FRANKFURT/HELSINKI: Nokia-branded mobile phones are about to make a comeback via a new venture that will reunite the Nokia brand with veteran Nokia executives who aim to move into smartphones capitalizing on an existing operation that sells low-cost basic phones.
HMD Global, a new Finnish company set up to revive the Nokia phone brand, on Thursday took over the basic phone business which Nokia Corp. sold to Microsoft in 2014. Nokia the company now largely makes telecom network equipment.
HMD, officially founded six months ago, opens for business this month.

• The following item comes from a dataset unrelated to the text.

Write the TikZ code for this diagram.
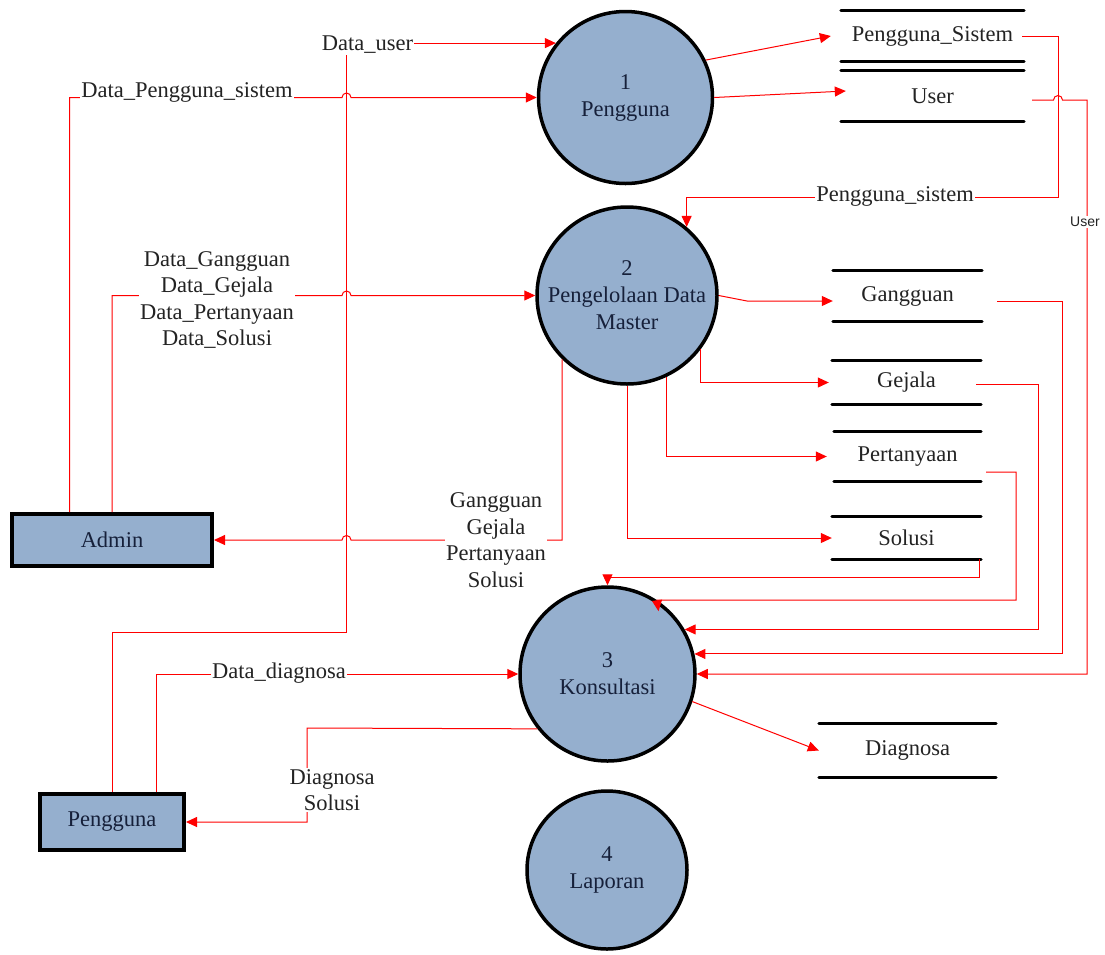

It has several advantages over other start-ups, including Nokia’s strong global brand, experienced management and Foxconn as a manufacturing partner.
But it also has hurdles to overcome if it is to break into a crowded smartphone market dominated by models from scores of different players using Google’s Android platform.
“The barriers to entry for the Android phone space are low,” mobile phone analyst Ben Wood of CCS Insight said.
“What HMD has is the Nokia brand and management experience. The key to its success will be driving scale.”
HMD has a licensing deal with Nokia giving it the sole use of the Nokia brand on mobile phones and tablets for the next decade and key cellular patent licenses, for which it will pay royalties to Nokia, which otherwise has no investment in HMD.
As part of the plan, HMD has agreed to rely on Foxconn, the world’s largest contract manufacturer, to manufacture all its Nokia devices.
HMD said it plans to introduce new Nokia Android smartphones in the first half of 2017.
“We want to be one of the key competitive players in the smartphone business,” CEO Arto Nummela told Reuters. Samsung and Apple are now big players, although Chinese brands like Huawei are closing the gap.
Rather than building its own system, the company is working in close partnership with Android’s creator’s, Google.
Nummela said he believed his team’s extensive industry relationships with carriers and retailers, powered by the Nokia brand, could help them quickly capture smartphone share by convincing entry-level buyers of its feature phones to upgrade in markets like India, Indonesia and Russia.
“We really see the opportunity to create some space for ourselves on the (store) shelves,” Nummela said. “Consumers may be carrying different smartphones now, but are they really in love and loyalty to those brands?“
Nummela is a long-time Nokia sales and product development executive, who moved to Microsoft when the phone business was sold.
HMD President Florian Seiche is a mobile phone industry veteran who previously worked at Siemens, Orange, HTC and Nokia. Chief Marketing Officer Pekka Rantala is a former CEO of Angry Birds game maker Rovio, as well as a Nokia veteran.